═══ Exercise input

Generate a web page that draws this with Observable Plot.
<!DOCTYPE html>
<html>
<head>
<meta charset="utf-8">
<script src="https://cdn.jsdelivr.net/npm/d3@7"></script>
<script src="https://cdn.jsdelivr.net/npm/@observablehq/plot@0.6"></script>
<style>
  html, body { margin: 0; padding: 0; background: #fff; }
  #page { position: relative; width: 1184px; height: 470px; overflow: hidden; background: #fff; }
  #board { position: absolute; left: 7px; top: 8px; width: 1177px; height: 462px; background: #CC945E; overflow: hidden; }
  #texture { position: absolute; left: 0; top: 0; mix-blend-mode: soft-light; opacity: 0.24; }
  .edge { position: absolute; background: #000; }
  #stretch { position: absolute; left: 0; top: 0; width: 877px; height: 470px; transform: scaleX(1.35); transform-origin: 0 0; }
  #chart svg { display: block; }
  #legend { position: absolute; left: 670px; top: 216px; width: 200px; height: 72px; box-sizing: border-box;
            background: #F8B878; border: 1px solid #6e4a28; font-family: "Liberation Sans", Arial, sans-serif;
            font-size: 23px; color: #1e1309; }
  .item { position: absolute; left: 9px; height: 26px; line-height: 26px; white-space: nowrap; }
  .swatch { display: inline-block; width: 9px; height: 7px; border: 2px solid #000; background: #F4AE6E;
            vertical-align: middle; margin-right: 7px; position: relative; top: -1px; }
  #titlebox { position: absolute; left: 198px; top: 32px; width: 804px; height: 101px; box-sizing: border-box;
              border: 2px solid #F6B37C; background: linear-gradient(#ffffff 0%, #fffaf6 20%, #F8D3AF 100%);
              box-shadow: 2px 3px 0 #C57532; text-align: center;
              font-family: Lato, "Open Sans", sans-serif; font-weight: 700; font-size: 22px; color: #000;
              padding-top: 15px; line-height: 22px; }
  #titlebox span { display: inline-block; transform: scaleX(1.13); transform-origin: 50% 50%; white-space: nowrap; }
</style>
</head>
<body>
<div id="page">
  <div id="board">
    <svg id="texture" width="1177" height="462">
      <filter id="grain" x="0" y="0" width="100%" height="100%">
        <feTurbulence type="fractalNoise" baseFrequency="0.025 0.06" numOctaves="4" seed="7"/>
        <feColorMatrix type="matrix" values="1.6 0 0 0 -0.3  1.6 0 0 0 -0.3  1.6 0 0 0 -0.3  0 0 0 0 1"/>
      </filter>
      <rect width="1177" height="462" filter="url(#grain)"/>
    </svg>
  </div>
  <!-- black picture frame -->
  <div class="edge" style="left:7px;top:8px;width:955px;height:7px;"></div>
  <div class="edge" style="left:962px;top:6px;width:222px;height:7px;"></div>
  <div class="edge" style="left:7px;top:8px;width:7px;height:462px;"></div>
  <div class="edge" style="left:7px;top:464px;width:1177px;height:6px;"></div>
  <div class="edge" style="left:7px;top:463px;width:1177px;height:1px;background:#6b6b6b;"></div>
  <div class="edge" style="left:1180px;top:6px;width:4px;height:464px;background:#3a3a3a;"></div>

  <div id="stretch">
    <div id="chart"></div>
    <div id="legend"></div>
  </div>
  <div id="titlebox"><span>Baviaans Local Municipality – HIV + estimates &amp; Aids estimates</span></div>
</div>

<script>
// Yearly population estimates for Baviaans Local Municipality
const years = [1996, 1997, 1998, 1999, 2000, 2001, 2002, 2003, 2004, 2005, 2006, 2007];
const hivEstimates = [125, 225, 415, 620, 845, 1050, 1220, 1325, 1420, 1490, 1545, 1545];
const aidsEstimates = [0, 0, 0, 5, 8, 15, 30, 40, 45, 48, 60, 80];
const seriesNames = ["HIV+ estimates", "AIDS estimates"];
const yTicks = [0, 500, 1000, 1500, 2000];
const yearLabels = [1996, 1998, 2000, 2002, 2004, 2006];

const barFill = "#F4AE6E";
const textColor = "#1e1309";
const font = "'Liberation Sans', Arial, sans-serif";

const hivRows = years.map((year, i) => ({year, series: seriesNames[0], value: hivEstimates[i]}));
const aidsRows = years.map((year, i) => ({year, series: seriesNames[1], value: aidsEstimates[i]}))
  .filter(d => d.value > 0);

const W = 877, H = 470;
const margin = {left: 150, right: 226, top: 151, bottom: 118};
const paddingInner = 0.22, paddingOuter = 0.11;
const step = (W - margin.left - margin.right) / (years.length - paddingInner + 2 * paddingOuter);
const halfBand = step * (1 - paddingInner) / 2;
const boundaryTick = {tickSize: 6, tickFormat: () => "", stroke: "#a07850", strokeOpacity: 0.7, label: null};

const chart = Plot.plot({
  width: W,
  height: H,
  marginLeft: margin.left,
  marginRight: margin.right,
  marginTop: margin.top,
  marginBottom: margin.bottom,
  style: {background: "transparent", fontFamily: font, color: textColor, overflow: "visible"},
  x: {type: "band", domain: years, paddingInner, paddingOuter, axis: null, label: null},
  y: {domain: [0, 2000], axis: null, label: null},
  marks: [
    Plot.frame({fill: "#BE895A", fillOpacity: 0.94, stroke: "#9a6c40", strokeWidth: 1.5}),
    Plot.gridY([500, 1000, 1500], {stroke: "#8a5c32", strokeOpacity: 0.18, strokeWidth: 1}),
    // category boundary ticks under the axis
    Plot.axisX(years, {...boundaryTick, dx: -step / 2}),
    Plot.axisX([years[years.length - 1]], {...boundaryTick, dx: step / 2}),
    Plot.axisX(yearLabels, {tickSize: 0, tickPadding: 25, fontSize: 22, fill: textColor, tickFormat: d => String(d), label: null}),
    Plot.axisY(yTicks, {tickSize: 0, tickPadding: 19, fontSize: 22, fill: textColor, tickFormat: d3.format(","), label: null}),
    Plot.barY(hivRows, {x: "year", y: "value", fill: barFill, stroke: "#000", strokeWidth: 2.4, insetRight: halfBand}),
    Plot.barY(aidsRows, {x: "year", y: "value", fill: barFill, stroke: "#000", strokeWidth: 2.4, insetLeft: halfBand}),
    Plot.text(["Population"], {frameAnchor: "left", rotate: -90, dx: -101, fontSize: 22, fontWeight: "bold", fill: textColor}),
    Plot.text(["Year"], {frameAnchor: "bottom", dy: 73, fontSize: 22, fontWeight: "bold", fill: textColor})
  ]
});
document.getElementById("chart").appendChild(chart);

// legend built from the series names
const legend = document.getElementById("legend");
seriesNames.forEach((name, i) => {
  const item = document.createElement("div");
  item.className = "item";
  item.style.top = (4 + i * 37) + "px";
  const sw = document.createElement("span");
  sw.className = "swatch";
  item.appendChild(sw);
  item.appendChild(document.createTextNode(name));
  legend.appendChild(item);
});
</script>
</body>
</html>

══════
═══ Exercise input

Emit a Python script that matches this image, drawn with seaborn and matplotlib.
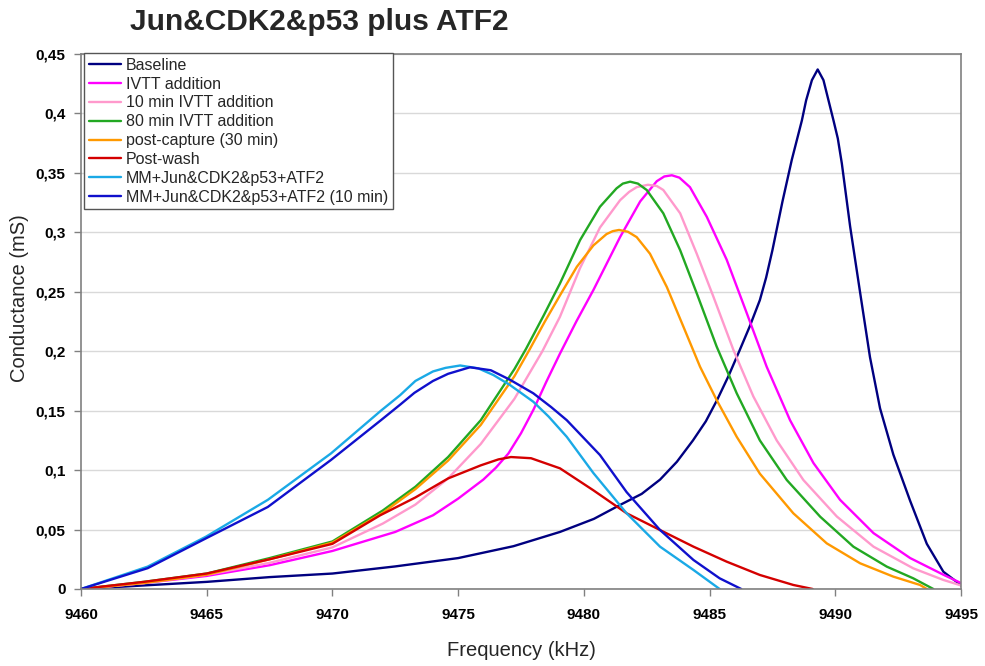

══════

Your goal> Select, from the listing, all lines that include the word "with".

Exercise solution>
Generate a web page that draws this with Observable Plot.
Emit a Python script that matches this image, drawn with seaborn and matplotlib.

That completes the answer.